Exemption for RRSPs: RRSP and RRIF exemptions will be in accordance with the laws of the province where the provinces have such exemptions. The provinces that have RRSP and RRIF exemptions are Saskatchewan, Manitoba, Quebec, Prince Edward Island and Newfoundland and Labrador.

This wording change will result in the following:


    • A one year claw back will only be in effect for RRSPs in provinces without RRSP exemption laws;
    • There will be no upper cap on the amount of RRSPs that can be protected;
    • There will be no need to set up the RRSPs in a locked in plan to make them eligible for exemption;
    • The court will have no jurisdiction to extend the one year claw back period period in an appropriate case.

Dollar Threshold for a Consumer Proposal is Raised: A consumer debtor can now be considered for filing a consumer proposal if the individual's aggregate debts, excluding debts secured by the individual's principal residence, are not more that $250,000. This is an increase from $75,000.

Mandatory Surplus Income Payments: Bankrupts will be required to make surplus income payments to the estate in accordance with directives issued by the Superintendent of Bankruptcy. Trustees will no longer have the discretion to recommend that a bankrupt should pay less of their surplus income than the amount determined according to the Superintendent's directive. First-time bankrupts with surplus income will be required to make payments for nine months. If, at that end of the nine-month period, the surplus remains, the bankrupt will be required to make additional payments for a further 12 months and for a further time as the Court may order. Second-time bankrupts with surplus income will be required to make payments for 24 months. If the surplus income remains after 24 months, the bankrupt will be required to make surplus income payments for a further 12 months and for such further time as the Court may order. The changes are intended to require bankrupts who have the financial ability to make reasonable contributions to their creditors to do so prior to obtaining their discharge.

Automatic Discharge of Second-Time Bankrupts: Second-time bankrupts will be eligible for an automatic discharge after 24 months from the date of bankruptcy. This measure will only apply to those who have completed mandatory counselling and who have made payments of their surplus income to the creditors.

Student Loans: Student loan debt will be eligible for discharge in bankruptcy if seven years have passed since the former student has terminated his/her studies. In addition, in cases of undue hardship, a bankrupt may apply to the Court to obtain the discharge of the student loans after five years. For the Court to discharge on hardship grounds, it must be satisfied that the debtor has acted in good faith and is expected to continue to experience financial difficulties.

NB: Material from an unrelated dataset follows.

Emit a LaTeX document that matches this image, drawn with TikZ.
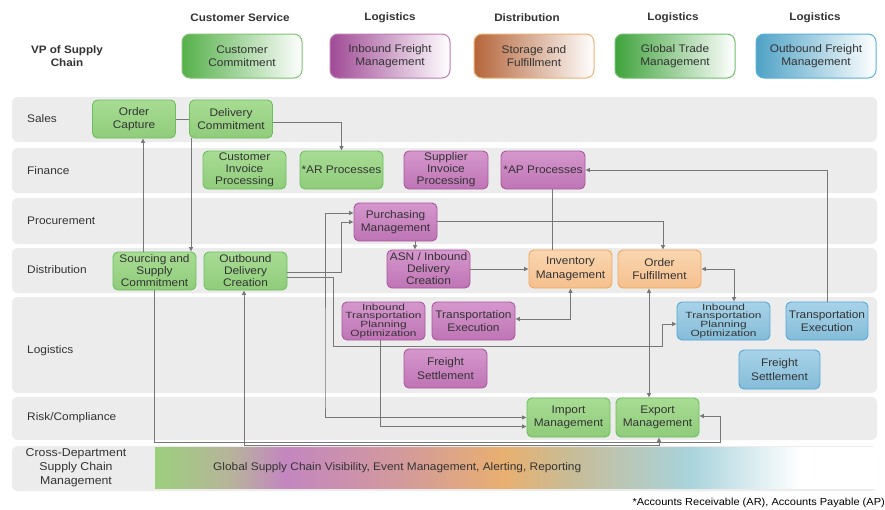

Note: The "hardship provision" will be available to those people whose date of bankruptcy was prior to the coming into force of this provision.

Prohibition on Ipso Facto Clauses in Bankruptcy: The amendments place limits on the exercise of "ipso facto" contract clauses in bankruptcy. An ipso facto clause is a contractual term that generally allows a creditor to terminate a contract or a supply of service if an individual enters into proceedings under an insolvency statute. For consumers, the primary concern over ipso facto clauses relates to basic services, such as telephone, gas, electricity and leases. This prohibition previously existed only in the case of consumer proposals and is now extended to bankruptcy situations.